▸ TASK TO CARRY OUT
Return precisely the span of lines from the top of the material below to the line containing "const chBVolt = [0, 0];", both included. Pictures are excluded.

☆ ☆ ☆ ☆ ☆

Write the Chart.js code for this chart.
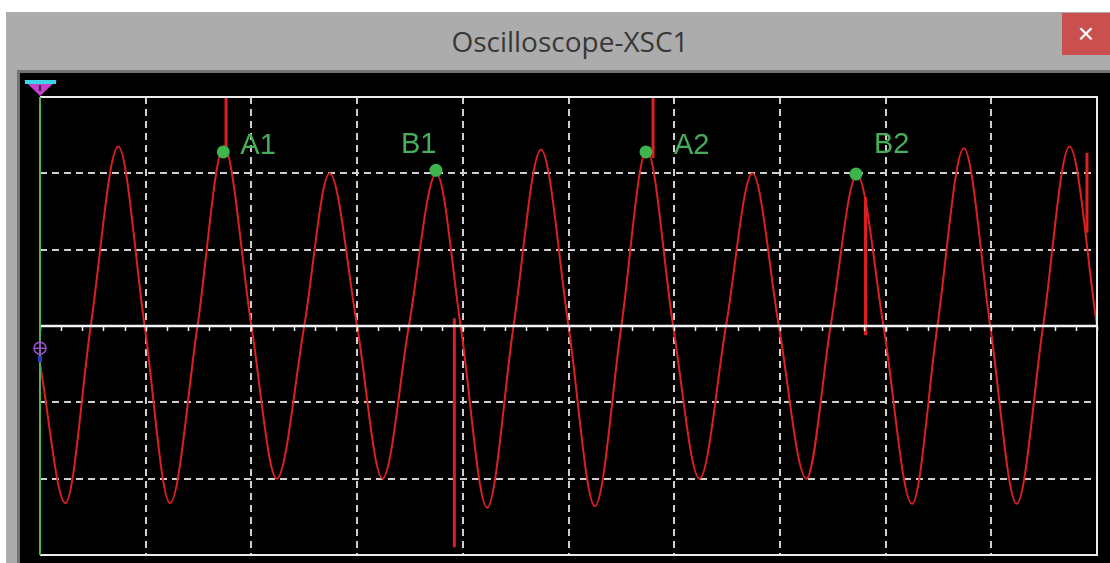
<!DOCTYPE html>
<html>
<head>
<meta charset="utf-8">
<title>Oscilloscope-XSC1</title>
<script src="https://cdn.jsdelivr.net/npm/chart.js@4/dist/chart.umd.min.js"></script>
<style>
  html, body { margin: 0; padding: 0; background: #ffffff; }
  body { width: 1110px; height: 563px; position: relative; overflow: hidden; }
  #win { position: absolute; left: 6px; top: 12px; right: 0; bottom: 0; background: #acacac; }
  #title { position: absolute; left: 0; top: 26px; width: 1140px; text-align: center;
           font-family: "Open Sans", sans-serif; font-size: 28px; line-height: 30px; color: #383838; }
  #close { position: absolute; left: 1062px; top: 13px; width: 48px; height: 42px; background: #c9504f;
           color: #ffffff; font-family: "Liberation Sans", sans-serif; font-size: 28px; line-height: 42px; text-align: center; }
  #frame { position: absolute; left: 17px; top: 70px; right: 0; bottom: 0; background: #000000;
           border-left: 3px solid #737373; border-top: 3px solid #737373; }
  #scope { position: absolute; left: 20px; top: 73px; }
</style>
</head>
<body>
<div id="win"></div>
<div id="title">Oscilloscope-XSC1</div>
<div id="close">×</div>
<div id="frame"></div>
<canvas id="scope" width="1090" height="490"></canvas>
<script>
// Channel A trace, in screen divisions (time across, volts up)
const chATime = [0, 0.24, 0.48, 0.74, 0.99, 1.23, 1.49, 1.74, 2.00, 2.24, 2.50, 2.74, 3.00, 3.24, 3.49,
                 3.75, 3.98, 4.23, 4.48, 4.74, 5.00, 5.25, 5.50, 5.74, 5.99, 6.24, 6.49, 6.74, 6.99, 7.25,
                 7.48, 7.73, 7.98, 8.25, 8.49, 8.74, 8.99, 9.24, 9.49, 9.74, 10.0];
const chAVolt = [-0.5, -2.32, 0, 2.35, 0, -2.32, 0, 2.35, 0, -2.0, 0, 2.0, 0, -2.0, 0,
                 2.0, 0, -2.38, 0, 2.31, 0, -2.36, 0, 2.31, 0, -2.0, 0, 2.0, 0, -2.0,
                 0, 1.98, 0, -2.33, 0, 2.33, 0, -2.33, 0, 2.35, 0];

// Glitch spikes on channel A (pairs; null breaks the line)
const spikeTime = [1.76, 1.76, null, 3.92, 3.92, null, 5.80, 5.80, null, 7.81, 7.81, null, 9.905, 9.905];
const spikeVolt = [2.3, 3.0, null, 0.1, -2.9, null, 3.0, 2.2, null, 1.69, -0.12, null, 2.27, 1.22];

// Channel B rests on the centre line
const chBTime = [0, 10];
const chBVolt = [0, 0];

// Readout cursors
const cursorNames = ['A1', 'B1', 'A2', 'B2'];
const cursorTime = [1.734, 3.746, 5.733, 7.72];
const cursorVolt = [2.28, 2.04, 2.28, 1.99];

// Screen extent in divisions
const timeRange = [0, 10];
const voltRange = [-3, 3];
// Channel A position marker on the left edge
const chAMarkerLevel = -0.29;

const toXY = (xs, ys) => xs.map((x, i) => ({ x: x === null ? NaN : x, y: ys[i] }));

const GRID = '#cfcfcf';
const RED = '#dd1f22';
const GREEN = '#3db54c';

function gridColor(edgeValues) {
  return ctx => (ctx.tick && edgeValues.includes(ctx.tick.value)) ? 'rgba(0,0,0,0)' : GRID;
}

const framePlugin = {
  id: 'scopeFrame',
  afterDatasetsDraw(chart) {
    const { ctx, chartArea: a, scales } = chart;
    ctx.save();
    // minor ticks hanging below the centre line
    const minor = scales.xMinor;
    const cy = Math.round(scales.y.getPixelForValue(0));
    ctx.strokeStyle = '#f0f0f0';
    ctx.lineWidth = 1.5;
    ctx.beginPath();
    minor.ticks.forEach(t => {
      const x = Math.round(minor.getPixelForValue(t.value)) + 0.5;
      ctx.moveTo(x, cy); ctx.lineTo(x, cy + 5);
    });
    ctx.stroke();

    ctx.lineWidth = 2;
    ctx.strokeStyle = '#ececec';
    ctx.beginPath();
    ctx.moveTo(a.left, a.top); ctx.lineTo(a.right, a.top);
    ctx.lineTo(a.right, a.bottom); ctx.lineTo(a.left, a.bottom);
    ctx.stroke();
    // left edge / time cursor line
    ctx.strokeStyle = '#4fae55';
    ctx.beginPath();
    ctx.moveTo(a.left, a.top); ctx.lineTo(a.left, a.bottom);
    ctx.stroke();
    // trigger cursor flag above the screen
    const cx = scales.x.getPixelForValue(timeRange[0]);
    ctx.beginPath();
    ctx.moveTo(cx - 16, a.top - 17); ctx.lineTo(cx + 17, a.top - 17); ctx.lineTo(cx, a.top - 1);
    ctx.closePath();
    ctx.fillStyle = '#c93fd0';
    ctx.fill();
    ctx.fillStyle = '#3fd3e6';
    ctx.fillRect(cx - 15, a.top - 17, 31, 4);
    ctx.fillStyle = '#2a2a2a';
    ctx.fillRect(cx - 1, a.top - 12, 2, 6);
    // channel A position marker
    const my = scales.y.getPixelForValue(chAMarkerLevel);
    ctx.strokeStyle = '#9b4fd0';
    ctx.lineWidth = 1.5;
    ctx.beginPath(); ctx.arc(a.left, my, 6, 0, Math.PI * 2); ctx.stroke();
    ctx.beginPath();
    ctx.moveTo(a.left - 6, my); ctx.lineTo(a.left + 6, my);
    ctx.moveTo(a.left, my - 6); ctx.lineTo(a.left, my + 6);
    ctx.stroke();
    ctx.fillStyle = '#2040c0';
    ctx.fillRect(a.left - 2, my + 8, 4, 6);
    ctx.restore();
  }
};

const labelPlugin = {
  id: 'cursorLabels',
  afterDatasetsDraw(chart, args, opts) {
    const { ctx, scales } = chart;
    ctx.save();
    ctx.font = '29px "Liberation Sans", Arial, sans-serif';
    ctx.fillStyle = opts.color;
    ctx.textBaseline = 'alphabetic';
    cursorNames.forEach((name, i) => {
      const px = scales.x.getPixelForValue(cursorTime[i]);
      const py = scales.y.getPixelForValue(cursorVolt[i]);
      const [dx, dy] = opts.offsets[i];
      ctx.fillText(name, px + dx, py + dy);
    });
    ctx.restore();
  }
};

new Chart(document.getElementById('scope'), {
  type: 'line',
  data: {
    datasets: [
      {
        label: 'Cursors',
        data: toXY(cursorTime, cursorVolt),
        showLine: false,
        pointRadius: 6.5,
        pointHoverRadius: 6.5,
        pointBackgroundColor: GREEN,
        pointBorderWidth: 0
      },
      {
        label: 'Channel B',
        data: toXY(chBTime, chBVolt),
        borderColor: '#f4f4f4',
        borderWidth: 2.5,
        pointRadius: 0
      },
      {
        label: 'Glitches',
        data: toXY(spikeTime, spikeVolt),
        borderColor: RED,
        borderWidth: 3,
        tension: 0,
        spanGaps: false,
        pointRadius: 0
      },
      {
        label: 'Channel A',
        data: toXY(chATime, chAVolt),
        borderColor: RED,
        borderWidth: 2,
        cubicInterpolationMode: 'monotone',
        pointRadius: 0
      }
    ]
  },
  options: {
    responsive: false,
    animation: false,
    devicePixelRatio: 1,
    layout: { padding: { left: 20, top: 24, right: 13, bottom: 8 } },
    plugins: {
      legend: { display: false },
      tooltip: { enabled: false },
      title: { display: false },
      cursorLabels: {
        color: '#46ad5a',
        offsets: [[17, 2], [-35, -17], [28, 2], [18, -21]]
      }
    },
    scales: {
      x: {
        type: 'linear', min: timeRange[0], max: timeRange[1],
        ticks: { display: false, stepSize: 1 },
        grid: { color: gridColor(timeRange), lineWidth: 2, drawTicks: false },
        border: { display: false, dash: [7, 5] }
      },
      xMinor: {
        type: 'linear', axis: 'x', position: { y: 0 }, min: timeRange[0], max: timeRange[1],
        ticks: { display: false, stepSize: 0.2 },
        grid: { display: false, drawOnChartArea: false, drawTicks: false },
        border: { display: false }
      },
      y: {
        type: 'linear', min: voltRange[0], max: voltRange[1],
        ticks: { display: false, stepSize: 1 },
        grid: { color: gridColor([voltRange[0], 0, voltRange[1]]), lineWidth: 2, drawTicks: false },
        border: { display: false, dash: [7, 5] }
      }
    }
  },
  plugins: [framePlugin, labelPlugin]
});
</script>
</body>
</html>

☆ ☆ ☆ ☆ ☆

▸ SOLVED PROBLEM
Write the Chart.js code for this chart.
<!DOCTYPE html>
<html>
<head>
<meta charset="utf-8">
<title>Oscilloscope-XSC1</title>
<script src="https://cdn.jsdelivr.net/npm/chart.js@4/dist/chart.umd.min.js"></script>
<style>
  html, body { margin: 0; padding: 0; background: #ffffff; }
  body { width: 1110px; height: 563px; position: relative; overflow: hidden; }
  #win { position: absolute; left: 6px; top: 12px; right: 0; bottom: 0; background: #acacac; }
  #title { position: absolute; left: 0; top: 26px; width: 1140px; text-align: center;
           font-family: "Open Sans", sans-serif; font-size: 28px; line-height: 30px; color: #383838; }
  #close { position: absolute; left: 1062px; top: 13px; width: 48px; height: 42px; background: #c9504f;
           color: #ffffff; font-family: "Liberation Sans", sans-serif; font-size: 28px; line-height: 42px; text-align: center; }
  #frame { position: absolute; left: 17px; top: 70px; right: 0; bottom: 0; background: #000000;
           border-left: 3px solid #737373; border-top: 3px solid #737373; }
  #scope { position: absolute; left: 20px; top: 73px; }
</style>
</head>
<body>
<div id="win"></div>
<div id="title">Oscilloscope-XSC1</div>
<div id="close">×</div>
<div id="frame"></div>
<canvas id="scope" width="1090" height="490"></canvas>
<script>
// Channel A trace, in screen divisions (time across, volts up)
const chATime = [0, 0.24, 0.48, 0.74, 0.99, 1.23, 1.49, 1.74, 2.00, 2.24, 2.50, 2.74, 3.00, 3.24, 3.49,
                 3.75, 3.98, 4.23, 4.48, 4.74, 5.00, 5.25, 5.50, 5.74, 5.99, 6.24, 6.49, 6.74, 6.99, 7.25,
                 7.48, 7.73, 7.98, 8.25, 8.49, 8.74, 8.99, 9.24, 9.49, 9.74, 10.0];
const chAVolt = [-0.5, -2.32, 0, 2.35, 0, -2.32, 0, 2.35, 0, -2.0, 0, 2.0, 0, -2.0, 0,
                 2.0, 0, -2.38, 0, 2.31, 0, -2.36, 0, 2.31, 0, -2.0, 0, 2.0, 0, -2.0,
                 0, 1.98, 0, -2.33, 0, 2.33, 0, -2.33, 0, 2.35, 0];

// Glitch spikes on channel A (pairs; null breaks the line)
const spikeTime = [1.76, 1.76, null, 3.92, 3.92, null, 5.80, 5.80, null, 7.81, 7.81, null, 9.905, 9.905];
const spikeVolt = [2.3, 3.0, null, 0.1, -2.9, null, 3.0, 2.2, null, 1.69, -0.12, null, 2.27, 1.22];

// Channel B rests on the centre line
const chBTime = [0, 10];
const chBVolt = [0, 0];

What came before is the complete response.